As Marie summarizes: We cannot wait for everyone to wear themselves out “through experience” to discover the right techniques. Our goal is for newcomers to have them from the start.”

Early Benefits: A shift in perspective already underway

At this stage of the project, concrete results on the ground are still too early to report. Data compilation and dissemination are ongoing, which means the full operational impact cannot yet be measured. However, significant benefits are already being felt, particularly in terms of human, organizational, and relational aspects.

Simply communicating about the project and engaging a broad range of stakeholders (operators, supervisors, and subject-matter experts) has helped overcome an initial barrier: the sense of distance from the topic. It’s no longer an “external” subject, but a shared, understood, and appropriated issue among a diverse set of profiles, built through co-construction.

Client Benefits

Another major benefit concerns client relationships. As a service provider, the expectations are high, especially in the agri-food sector.

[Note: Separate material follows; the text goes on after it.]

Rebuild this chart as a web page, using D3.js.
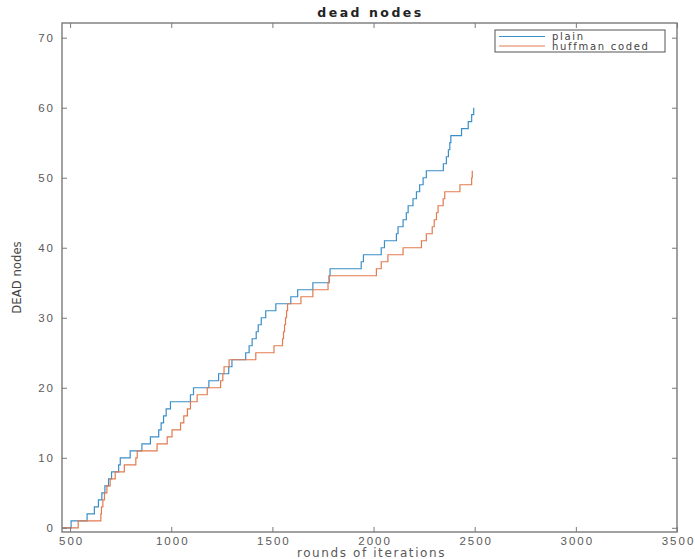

Impeccable cleanliness is required, even in the most hard-to-reach areas, such as underneath machines, a task often invisible to clients.

Marie perfectly illustrates this invisibility of work:
“It’s a bit like buying a t-shirt from China: you don’t necessarily think about who made it. For agri-food products, it’s the same. If smoked salmon comes out of a factory ready to eat, it means an operator had to lie on the floor to clean under a machine.” This is a reality that some clients do not want to see, or even imagine.

Thanks to this project and KIMEA, the perception of cleaning work is evolving. Clients are becoming more aware of awkward postures, the effort required, and the acceptable limits. They better understand why certain requests can be difficult, or why specific accommodations are necessary.

This project has already helped raise awareness, foster mutual understanding, and enhance recognition of the real work, both internally and with clients. It is a key first lever for ensuring future success.

The Added Value of the tool ?

For Marie, the real added value of KIMEA can be summed up in two words: efficiency and credibility.

KIMEA has enabled the team to be more effective in analyzing their cleaning activities, handling a large number of situations with numerous operators. This makes the results more representative and legitimate when shared.

Key learnings from using KIMEA : beyond analyzing video data, KIMEA has enabled us to observe and discuss operator postures with supervisors or directly with the operators themselves, and to explain the proper ways of working. It became clear that operators want to see what they are cleaning and to be close to the surfaces they are working on. However, due to lack of experience, environmental constraints, or the use of poorly adapted tools, they sometimes adopt awkward postures in order to clean effectively.

Marie BATTREAU
R&D Engineer and Ergonomics Trainee

What does the future hold for the tool at GSF?

For Marie, the next step is to extend the study to the “dry” agri-food sector, particularly in biscuit production, where cleaning relies on scraping, vacuuming, and manual wiping. The goal is to gradually cover the entire agri-food sector by the end of 2026 – early 2027.

More broadly, the expansion of KIMEA to other GSF branches or sectors is still to be determined. For now, no official decision has been made, but the tool is generating growing interest.

A big thank you to Marie BATTREAU for her insightful and authentic testimony, and to the GSF teams for their commitment and trust in using KIMEA!